2
votes

I have written a flex program to detect a given word is verb or not. Input will be taken from a text file.I want to improve the code. Is there any way to detect single or multi line strings in the input file( say: "I am a boy" or "I am a boy \ I love football"). In such cases the output will be "single/multi line string is found" that's what i want from my program. How can I do these? please help.

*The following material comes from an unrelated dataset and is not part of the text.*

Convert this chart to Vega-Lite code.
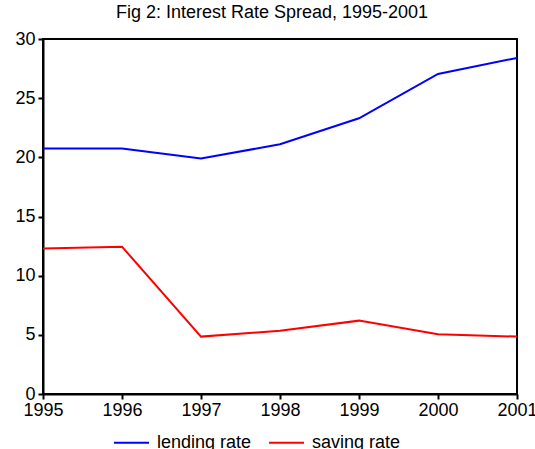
{
  "$schema": "https://vega.github.io/schema/vega-lite/v6.json",
  "width": 474,
  "height": 355,
  "autosize": "none",
  "padding": {"left": 43, "top": 39, "right": 18, "bottom": 55},
  "background": "white",
  "title": {"text": "Fig 2: Interest Rate Spread, 1995-2001", "font": "Liberation Sans", "fontSize": 18, "fontWeight": "normal", "color": "black", "offset": 8, "dx": -8},
  "config": {
    "view": {"stroke": "black", "strokeWidth": 2},
    "axis": {"labelFont": "Liberation Sans", "labelFontSize": 18, "labelColor": "black", "domainColor": "black", "domainWidth": 2, "tickColor": "black", "tickWidth": 2, "tickSize": 5, "grid": false, "title": null}
  },
  "data": {"values": [
    {"year": 1995, "series": "lending rate", "value": 20.75},
    {"year": 1996, "series": "lending rate", "value": 20.75},
    {"year": 1997, "series": "lending rate", "value": 19.9},
    {"year": 1998, "series": "lending rate", "value": 21.1},
    {"year": 1999, "series": "lending rate", "value": 23.3},
    {"year": 2000, "series": "lending rate", "value": 27.05},
    {"year": 2001, "series": "lending rate", "value": 28.4},
    {"year": 1995, "series": "saving rate", "value": 12.3},
    {"year": 1996, "series": "saving rate", "value": 12.45},
    {"year": 1997, "series": "saving rate", "value": 4.85},
    {"year": 1998, "series": "saving rate", "value": 5.35},
    {"year": 1999, "series": "saving rate", "value": 6.2},
    {"year": 2000, "series": "saving rate", "value": 5.05},
    {"year": 2001, "series": "saving rate", "value": 4.85}
  ]},
  "mark": {"type": "line", "strokeWidth": 2},
  "encoding": {
    "x": {"field": "year", "type": "quantitative", "scale": {"domain": [1995, 2001], "nice": false, "zero": false}, "axis": {"values": [1995, 1996, 1997, 1998, 1999, 2000, 2001], "format": "d", "labelPadding": 2, "labelOverlap": false, "labelFlush": false}},
    "y": {"field": "value", "type": "quantitative", "scale": {"domain": [0, 30], "nice": false}, "axis": {"values": [0, 5, 10, 15, 20, 25, 30], "labelPadding": 3}},
    "color": {"field": "series", "type": "nominal", "scale": {"domain": ["lending rate", "saving rate"], "range": ["#0000ff", "#ff0000"]},
      "legend": {"title": null, "orient": "none", "direction": "horizontal", "legendX": 70, "legendY": 385, "padding": 0, "symbolType": "stroke", "symbolSize": 1225, "symbolStrokeWidth": 2, "labelFont": "Liberation Sans", "labelFontSize": 18, "labelColor": "black", "labelOffset": 7, "columnPadding": 13}}
  }
}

This is my sample code:

%%

[\t]+

is   |

am   |

are  |

was  |

were {printf("%s: is a verb",yytext);}

[a-zA-Z]+ {printf("%s: is a verb",yytext);}

. |\n

%%

int main(int argc, char *argv[]){    
    yyin = fopen(argv[1], "r");    
    yylex();         
    fclose(yyin);
}
2

2 Answers

2
votes

It's quite easy to add a single rule to your lexer to recognise strings (that can be spread over several lines):

%%
["][^"]*["] {printf("'%s': is a string\n", yytext); }
[a-zA-Z]+ {printf("%s: is a word\n",yytext); }
[ \t\n]+
.
%%
int main(int argc, char *argv[]){    
    yyin = fopen(argv[1], "r");    
    yylex();         
    fclose(yyin);
}

(I tidied it up a bit to focus on the string vs no-string demonstration.)

0
votes

Flex generates a scanner, and a scanner is generally intended to identify individual tokens, in this case words or newlines. It reads only enough characters from the input to determine what this particular token is, and doesn't have any lookahead except from that. If you want to do something when a newline is found somewhere in the input, as one of a sequence of tokens, that would be better handled by a parser, for example one generated by Yacc or Bison.